Vor dem Schwurgericht unter dem Vorsitz des Landesgerichtrates Dr. Kämpf hatte sich gestern der 23jährige Markthelfer Josef Kucera wegen versuchten Mordes zu verantworten. Wie die von Staatsanwalt Dr. Nordegg vertretene

Anklage

ausführt, kamen am 16. Februar nachmittags vier Burschen von denen einer die Uniform eines Infanteristen trug, in Begleitung eines Mädchens in das Gasthaus Kothbauer in der Ullmannstraße in Rudolfsheim. Bald darauf erschien eine Militärpatrouille, begleitet von zwei Wachleuten im Lokal, die auf einer Streifung nach dem gefährlichen Einbrecher und Deserteur Johann Breitwieser begriffen waren. Die Korporale Resnizek und Kindler nahmen im Hausgang Aufstellung, die Korporale Daxböck und Kirchmayer bewachten den rückwärtigen Ausgang des Gastzimmers, der Kontrollinspektor Emil Pawlik, der Oberwachmann Franz Kadane, die Zugsführer Josef Beran und Franz Smertzka sowie der Korporal Leopold Blasel begaben sich in den Schankraum und traten sofort an den Tisch, wo die vier Burschen saßen. Während der Aufnahme des Nationales krachten plötzlich mehrere Schüsse,. Es entspann sich ein erbittertes Handgemenge, währenddem es einem Burschen gelang, auf die Gasse zu flüchten. Dort gab Zugsführer Beran einen Schuß auf ihn ab, und der Flüchtige, es war der von seinem Truppenkörper entwichene Alois Graczoll, brach tot zusammen.

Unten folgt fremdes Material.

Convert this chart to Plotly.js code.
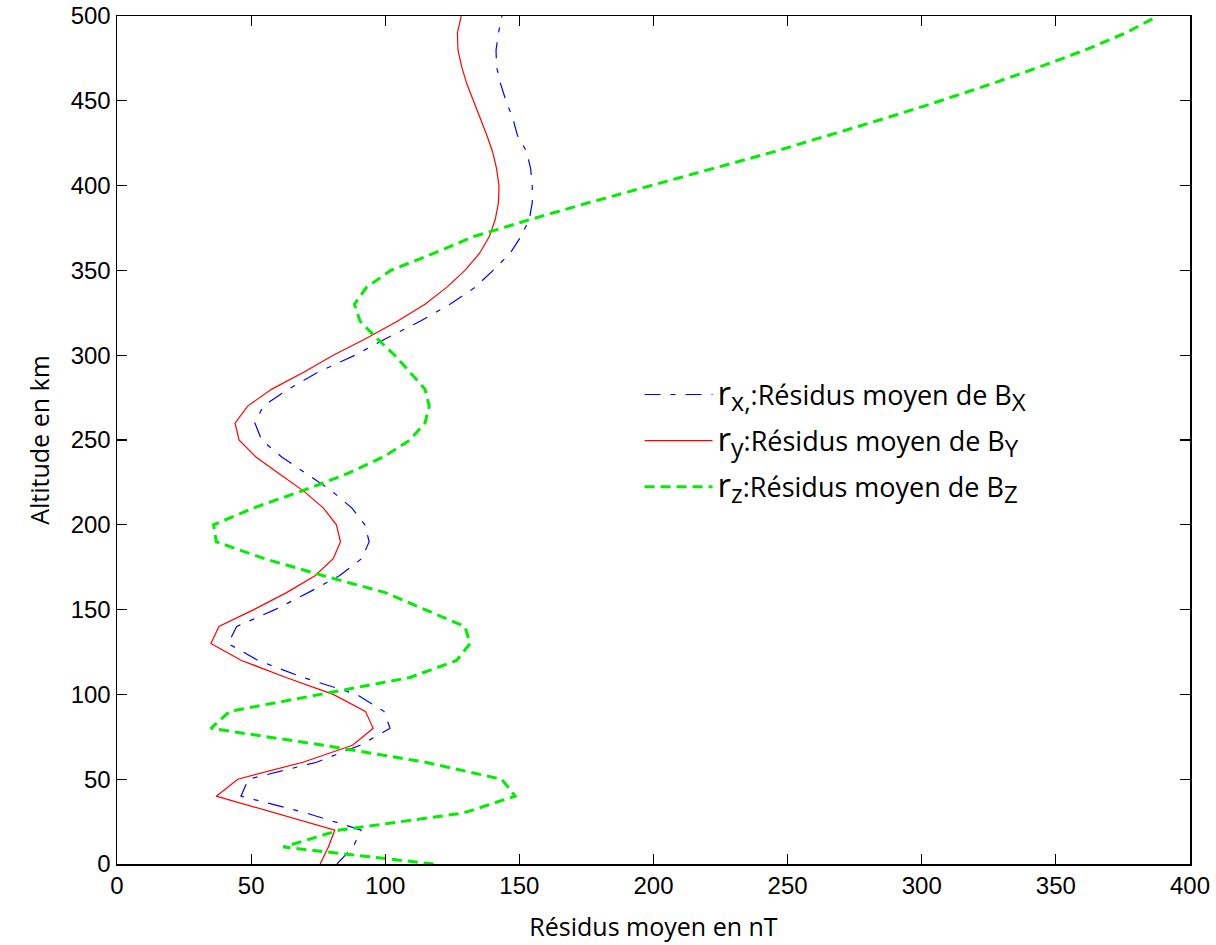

Kucera wehrte sich verzweifelt gegen die Verhaftung, und man sah sofort, daß er zur Abwehr einen Revolver aus der Tasche gezogen hatte. Dem Oberwachmann Kadane gelang es, die rechte Hand des Kucera festzuhalten, in der er den großen Armeerevolver hielt. Trotzdem war es dem Angeklagten möglich, noch mehrere Schüsse abzugeben. Eine Kugel ging durch den Mantel in die Bluse des Kadane ohne in zu verletzen. Nun gelang es dem Wachmann, dem Kucera einen Stoß zu versetzen, daß er zu Boden fiel. In diesem Augenblick fiel wieder ein Schuß, und de Kugel ging in nächster Nähe an dem Kopf des Wachmannes vorüber in die Wand. Jetzt stürzte sich auch Korporal Resnizek auf Kucera und wurde beim Ringen durch zwei Schüsse an der rechten Hand verletzt. Inspektor Pawlik, der gleichfalls eingegriffen hatte, erhielt in dem Kampf einen Schuß, der durch die Achselhöhle ging, den Brustraum durchbohrte und die Lunge verletzte. Wie festgestellt wurde, hatten auch der mit Kucera im Gasthaus sich befindliche Markthelfer Josef Weber sowie Graczoll Revolver bei sich getragen, allein niemand hat gesehen, daß Weber geschossen hätte, und der Zweitgenannte war sofort nach Eintritt der Patrouille geflüchtet. Auch war der Revolver, den Graczoll getragen, nur mit blinden Patronen geladen. Der vierte der Burschen, der Militärflüchtling Leopold Schachinger, hatte keine Waffe getragen.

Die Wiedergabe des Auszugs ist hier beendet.